Former Australian Prime Minister Tony Abbott on Monday said that as the Prime Minister, he was very pleased to begin to the rehabilitation of Quadrilateral security dialogue.
"As the Prime Minister, I was very pleased to begin the rehabilitation of Quadrilateral security dialogue that had been scuttled by my predecessor in 2008. I did that by deepening cooperation with Japan and especially by renewing the nuclear understanding between India and Australia," he said while addressing the "Vision For Free & Open Indo-Pacific."
"To be effective, a security dialogue should be based on something more than the common commitment to rules-based global order and common anxiety about the challenges to it," he added.
The former Prime Minister said, "a partnership between two democracies such as India and Australia should be easier to build than one between Australia and one-party communist state like China."
Abbott recalled that during his tenure as the Prime Minister of the country, China formally upgraded its relations with Australia to strategic comprehensive partnership and highlighted that Australia did not finalise the extradition treaty.

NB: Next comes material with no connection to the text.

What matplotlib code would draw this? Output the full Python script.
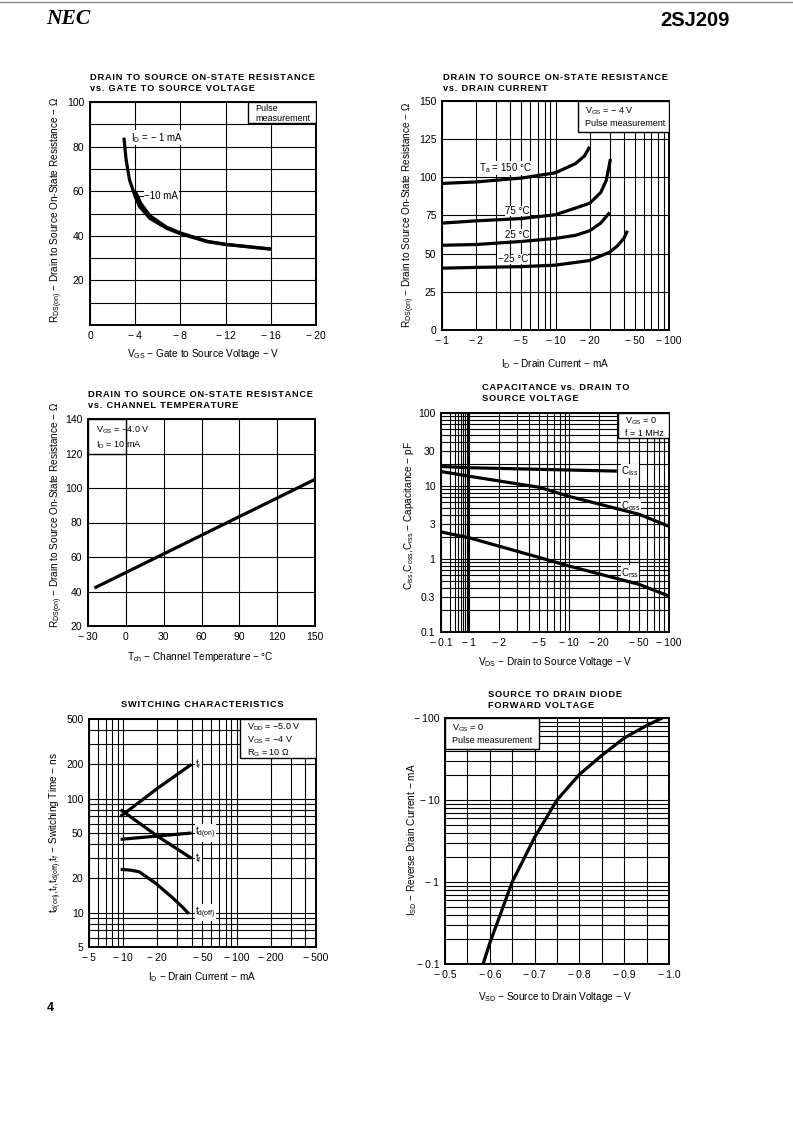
import matplotlib
matplotlib.use("Agg")
import matplotlib.pyplot as plt
import numpy as np
from matplotlib.patches import Rectangle
from matplotlib.ticker import FixedLocator, NullFormatter

plt.rcParams['font.family'] = ['Liberation Sans', 'DejaVu Sans']
plt.rcParams['mathtext.fontset'] = 'custom'
plt.rcParams['mathtext.rm'] = 'Liberation Sans'
plt.rcParams['mathtext.it'] = 'Liberation Sans:italic'
plt.rcParams['mathtext.bf'] = 'Liberation Sans:bold'

# ---- data (magnitudes, sign shown in labels) ----
# RDS(on) vs VGS
vgs_1ma = [3.0, 3.2, 3.5, 4.0, 4.4, 5.3, 6.8, 7.9, 10.4, 12.0, 16.0]
rds_1ma = [84, 74, 65, 57.6, 53, 47.8, 43.3, 41.1, 37.3, 36.1, 34.0]
vgs_10ma = [4.0, 4.5, 5.3, 6.8, 8.0, 10.4, 12.0, 16.0]
rds_10ma = [60, 54.5, 49, 43.8, 41.3, 37.5, 36.2, 34.1]

# RDS(on) vs ID
id_150 = [1, 2, 5, 10, 15, 18, 20]
rds_150 = [96, 97, 99.5, 103, 109, 114, 120]
id_75 = [1, 2, 5, 10, 20, 25, 28, 30.5]
rds_75 = [70, 71.5, 73, 75.5, 83, 90, 98, 112]
id_25 = [1, 2, 5, 10, 15, 20, 25, 30]
rds_25 = [55.5, 56, 58, 60, 62, 65, 70, 77]
id_m25 = [1, 2, 5, 10, 20, 30, 35, 40, 43]
rds_m25 = [40.5, 41, 41.5, 42.5, 45.5, 51, 55, 60, 65]

# RDS(on) vs channel temperature
tch = [-25, 0, 150]
rds_t = [42, 51, 105]

# capacitance vs VDS
vds_iss = [0.1, 1, 30]
ciss = [18.5, 17.8, 16]
vds_c = [0.1, 1, 5, 10, 50, 100]
coss = [15.8, 13.6, 9.6, 7.2, 4.1, 2.8]
crss = [2.35, 1.95, 1.05, 0.8, 0.45, 0.31]

# switching characteristics
sw_id = [9.5, 20, 40]
t_r = [70, 123, 200]
t_f = [80, 47, 30]
td_on = [44, 47, 50]
off_id = [9.5, 11.7, 13.9, 19.5, 27.5, 33, 37.8]
td_off = [24, 23.6, 22.8, 18, 13.4, 11.3, 9.8]

# source to drain diode
vsd = [0.585, 0.6, 0.65, 0.7, 0.75, 0.8, 0.85, 0.9, 0.95, 0.985]
isd = [0.1, 0.18, 1.0, 3.5, 10, 20.5, 35, 57, 81, 100]

W, H = 793, 1123
fig = plt.figure(figsize=(W / 100, H / 100), dpi=100)

M = '\u2212'
NEG = '\u2212\u2009'   # minus as drawn on the tick labels
LBL = 7.2    # axis label size
TCK = 7.5    # tick label size
NOTE = 6.5


def place(l, t, r, b):
    # pixel box -> figure fraction
    return fig.add_axes([l / W, 1 - b / H, (r - l) / W, (b - t) / H])


def ftext(x, y, s, **kw):
    fig.text(x / W, 1 - y / H, s, **kw)


def style(ax, xt, xl, yt, yl, xg=None, yg=None):
    ax.set_xticks(xt)
    ax.set_xticklabels(xl)
    ax.set_yticks(yt)
    ax.set_yticklabels(yl)
    if xg is not None:
        ax.xaxis.set_minor_locator(FixedLocator(xg))
    if yg is not None:
        ax.yaxis.set_minor_locator(FixedLocator(yg))
    ax.xaxis.set_minor_formatter(NullFormatter())
    ax.yaxis.set_minor_formatter(NullFormatter())
    ax.tick_params(which='both', length=0, labelsize=TCK, pad=4)
    ax.grid(which='both', color='black', lw=0.8)
    ax.set_axisbelow(True)
    for s in ax.spines.values():
        s.set_linewidth(1.4)


def note(ax, x0, y0, x1, y1, lines, dx=4, dy=-3, ls=1.35):
    # white box with the test conditions, text anchored at its top-left corner
    ax.add_patch(Rectangle((x0, y0), x1 - x0, y1 - y0, facecolor='white',
                           edgecolor='black', lw=1.0, zorder=3))
    ax.annotate(lines, xy=(x0, y1), xytext=(dx, dy), textcoords='offset points',
                fontsize=NOTE, va='top', ha='left', zorder=4, linespacing=ls)


def spaced(s):
    return '\n'.join('\u200a'.join(line) for line in s.split('\n'))


def title(x, y, lines):
    ftext(x, y, spaced(lines), fontsize=6.7, fontweight='bold', va='top', ha='left',
          linespacing=1.25)


def label(ax, x, y, s):
    ax.text(x, y, s, fontsize=7, va='center', zorder=4,
            bbox=dict(facecolor='white', edgecolor='none', pad=0.3))


curve = dict(color='black', lw=2.3, solid_capstyle='butt', zorder=5)

# header / footer
fig.add_artist(plt.Line2D([0, 1], [1 - 2 / H, 1 - 2 / H], color='#888888', lw=1))
ftext(46, 19, 'NEC', fontsize=15.5, fontweight='bold', style='italic',
      family='Liberation Serif', va='center')
ftext(730, 20, '2SJ209', fontsize=14.5, fontweight='bold', va='center', ha='right')
ftext(47, 1008, '4', fontsize=9, fontweight='bold', va='center')

# ---- 1: RDS(on) vs VGS ----
ax1 = place(90, 102, 316, 325)
ax1.plot(vgs_1ma, rds_1ma, **curve)
ax1.plot(vgs_10ma, rds_10ma, **curve)
ax1.set_xlim(0, 20)
ax1.set_ylim(0, 100)
style(ax1, [0, 4, 8, 12, 16, 20], ['0'] + [NEG + str(v) for v in (4, 8, 12, 16, 20)],
      [20, 40, 60, 80, 100], ['20', '40', '60', '80', '100'],
      yg=[10, 30, 50, 70, 90])
note(ax1, 14, 90.5, 20, 100, 'Pulse\nmeasurement', dx=5, dy=-1.5, ls=1.2)
label(ax1, 3.6, 84, r'I$_{\rm D}$ = ' + M + ' 1 mA')
ax1.plot([4.3, 4.7], [58, 58], color='black', lw=0.8, zorder=4)
label(ax1, 4.8, 58, M + '10 mA')
title(90, 73, 'DRAIN TO SOURCE ON-STATE RESISTANCE\nvs. GATE TO SOURCE VOLTAGE')
ftext(57, 210, r'R$_{\rm DS(on)}$ ' + M + ' Drain to Source On-State Resistance ' + M + ' Ω',
      fontsize=LBL, rotation=90, ha='center', va='center')
ftext(203, 354, r'V$_{\rm GS}$ ' + M + ' Gate to Source Voltage ' + M + ' V',
      fontsize=LBL, ha='center', va='center')

# ---- 2: RDS(on) vs ID ----
ax2 = place(442, 101, 669, 330)
ax2.set_xscale('log')
for xs, ys in [(id_150, rds_150), (id_75, rds_75), (id_25, rds_25), (id_m25, rds_m25)]:
    ax2.plot(xs, ys, **curve)
ax2.set_xlim(1, 100)
ax2.set_ylim(0, 150)
style(ax2, [1, 2, 5, 10, 20, 50, 100], [NEG + str(v) for v in (1, 2, 5, 10, 20, 50, 100)],
      [0, 25, 50, 75, 100, 125, 150], ['0', '25', '50', '75', '100', '125', '150'],
      xg=[3, 4, 6, 7, 8, 9, 30, 40, 60, 70, 80, 90])
note(ax2, 15.8, 130, 100, 150, r'V$_{\rm GS}$ = ' + M + ' 4 V' + '\nPulse measurement', dx=5)
label(ax2, 2.1, 106, r'T$_{\rm a}$ = 150 °C')
label(ax2, 3.6, 78, '75 °C')
label(ax2, 3.6, 62.5, '25 °C')
label(ax2, 3.1, 46.5, M + '25 °C')
title(443, 73, 'DRAIN TO SOURCE ON-STATE RESISTANCE\nvs. DRAIN CURRENT')
ftext(409, 215, r'R$_{\rm DS(on)}$ ' + M + ' Drain to Source On-State Resistance ' + M + ' Ω',
      fontsize=LBL, rotation=90, ha='center', va='center')
ftext(555, 364, r'I$_{\rm D}$ ' + M + ' Drain Current ' + M + ' mA',
      fontsize=LBL, ha='center', va='center')

# ---- 3: RDS(on) vs Tch ----
ax3 = place(88, 419, 315, 626)
ax3.plot(tch, rds_t, **curve)
ax3.set_xlim(-30, 150)
ax3.set_ylim(20, 140)
style(ax3, [-30, 0, 30, 60, 90, 120, 150], [NEG + '30', '0', '30', '60', '90', '120', '150'],
      [20, 40, 60, 80, 100, 120, 140], ['20', '40', '60', '80', '100', '120', '140'])
note(ax3, -30, 120, 0, 140, r'V$_{\rm GS}$ = ' + M + '4.0 V' + '\n' + r'I$_{\rm D}$ = 10 mA',
     dx=6, dy=-4, ls=1.25)
title(88, 390, 'DRAIN TO SOURCE ON-STATE RESISTANCE\nvs. CHANNEL TEMPERATURE')
ftext(57, 515, r'R$_{\rm DS(on)}$ ' + M + ' Drain to Source On-State Resistance ' + M + ' Ω',
      fontsize=LBL, rotation=90, ha='center', va='center')
ftext(200, 657, r'T$_{\rm ch}$ ' + M + ' Channel Temperature ' + M + ' °C',
      fontsize=LBL, ha='center', va='center')

# ---- 4: capacitance vs VDS (the 0.1..1 decade is drawn compressed) ----
K = 0.284


def fwd(x):
    lx = np.log10(np.clip(np.asarray(x, dtype=float), 1e-9, None))
    return np.where(lx < 0, lx * K, lx)


def inv(y):
    y = np.asarray(y, dtype=float)
    return np.where(y < 0, 10 ** (y / K), 10 ** y)


ax4 = place(441, 413, 669, 632)
ax4.set_xscale('function', functions=(fwd, inv))
ax4.set_yscale('log')
ax4.plot(vds_iss, ciss, **curve)
ax4.plot(vds_c, coss, **curve)
ax4.plot(vds_c, crss, **curve)
ax4.set_xlim(0.1, 100)
ax4.set_ylim(0.1, 100)
minors = [m * d for d in (0.1, 1, 10) for m in range(2, 10)]
style(ax4, [0.1, 1, 2, 5, 10, 20, 50, 100], [NEG + str(v) for v in ('0.1', 1, 2, 5, 10, 20, 50, 100)],
      [0.1, 0.3, 1, 3, 10, 30, 100], ['0.1', '0.3', '1', '3', '10', '30', '100'],
      xg=minors, yg=minors)
note(ax4, 31, 45, 100, 100, r'V$_{\rm GS}$ = 0' + '\nf = 1 MHz', dx=5, dy=-2, ls=1.25)
label(ax4, 33, 16, r'C$_{\rm iss}$')
label(ax4, 33, 5.3, r'C$_{\rm oss}$')
label(ax4, 33, 0.65, r'C$_{\rm rss}$')
title(482, 383, 'CAPACITANCE vs. DRAIN TO\nSOURCE VOLTAGE')
ftext(409, 516, r'C$_{\rm iss}$,C$_{\rm oss}$,C$_{\rm rss}$ ' + M + ' Capacitance ' + M + ' pF',
      fontsize=LBL, rotation=90, ha='center', va='center')
ftext(555, 662, r'V$_{\rm DS}$ ' + M + ' Drain to Source Voltage ' + M + ' V',
      fontsize=LBL, ha='center', va='center')

# ---- 5: switching characteristics ----
ax5 = place(89, 719, 316, 947)
ax5.set_xscale('log')
ax5.set_yscale('log')
ax5.plot(sw_id, t_r, **curve)
ax5.plot(sw_id, t_f, **curve)
ax5.plot(sw_id, td_on, **curve)
ax5.plot(off_id, td_off, **curve)
ax5.set_xlim(5, 500)
ax5.set_ylim(5, 500)
minors5 = [m * d for d in (1, 10, 100) for m in range(2, 10)]
style(ax5, [5, 10, 20, 50, 100, 200, 500], [NEG + str(v) for v in (5, 10, 20, 50, 100, 200, 500)],
      [5, 10, 20, 50, 100, 200, 500], ['5', '10', '20', '50', '100', '200', '500'],
      xg=minors5, yg=minors5)
note(ax5, 108, 226, 500, 500,
     r'V$_{\rm DD}$ = ' + M + '5.0 V' + '\n' + r'V$_{\rm GS}$ = ' + M + '4 V' + '\n' + r'R$_{\rm G}$ = 10 Ω',
     dx=5, dy=-2, ls=1.2)
label(ax5, 43, 200, r't$_{\rm r}$')
label(ax5, 43, 50, r't$_{\rm d(on)}$')
label(ax5, 43, 30, r't$_{\rm f}$')
label(ax5, 43, 10, r't$_{\rm d(off)}$')
title(121, 700, 'SWITCHING CHARACTERISTICS')
ftext(56, 833, r't$_{\rm d(on)}$,t$_{\rm r}$,t$_{\rm d(off)}$,t$_{\rm f}$ ' + M + ' Switching Time ' + M + ' ns',
      fontsize=LBL, rotation=90, ha='center', va='center')
ftext(202, 977, r'I$_{\rm D}$ ' + M + ' Drain Current ' + M + ' mA',
      fontsize=LBL, ha='center', va='center')

# ---- 6: source to drain diode forward voltage ----
ax6 = place(445, 718, 669, 964)
ax6.set_yscale('log')
ax6.plot(vsd, isd, **curve)
ax6.set_xlim(0.5, 1.0)
ax6.set_ylim(0.1, 100)
style(ax6, [0.5, 0.6, 0.7, 0.8, 0.9, 1.0], [NEG + v for v in ('0.5', '0.6', '0.7', '0.8', '0.9', '1.0')],
      [0.1, 1, 10, 100], [NEG + '0.1', NEG + '1', NEG + '10', NEG + '100'],
      xg=[0.55, 0.65, 0.75, 0.85, 0.95], yg=minors)
note(ax6, 0.5, 42, 0.71, 100, r'V$_{\rm GS}$ = 0' + '\nPulse measurement', dx=5, dy=-3)
title(488, 690, 'SOURCE TO DRAIN DIODE\nFORWARD VOLTAGE')
ftext(412, 840, r'I$_{\rm SD}$ ' + M + ' Reverse Drain Current ' + M + ' mA',
      fontsize=LBL, rotation=90, ha='center', va='center')
ftext(555, 997, r'V$_{\rm SD}$ ' + M + ' Source to Drain Voltage ' + M + ' V',
      fontsize=LBL, ha='center', va='center')

fig.savefig('out.png', dpi=100)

"We flew military aircraft through China's unilaterally declared air defence zone over disputed islands. Often glossed over reality is that its hard for Australia to be a meaningful strategic partner to a country that thinks it can bully its neighbours on the basis on conflicting territorial claims," he said.
Later while talking to ANI, the former Australian Prime Minister India has come a long way from being introspective to having its voice heard much widely on the world stage today under Prime Minister Narendra Modi's leadership.
"I think it is a long time since India has been effective on the world stage as it currently is under Prime Minister Narendra Modi. I think for a long time India was introspective. Yes, it was colossal of the subcontinent, but beyond its own region, India tended to take a pretty low key approach to things," Abbott said.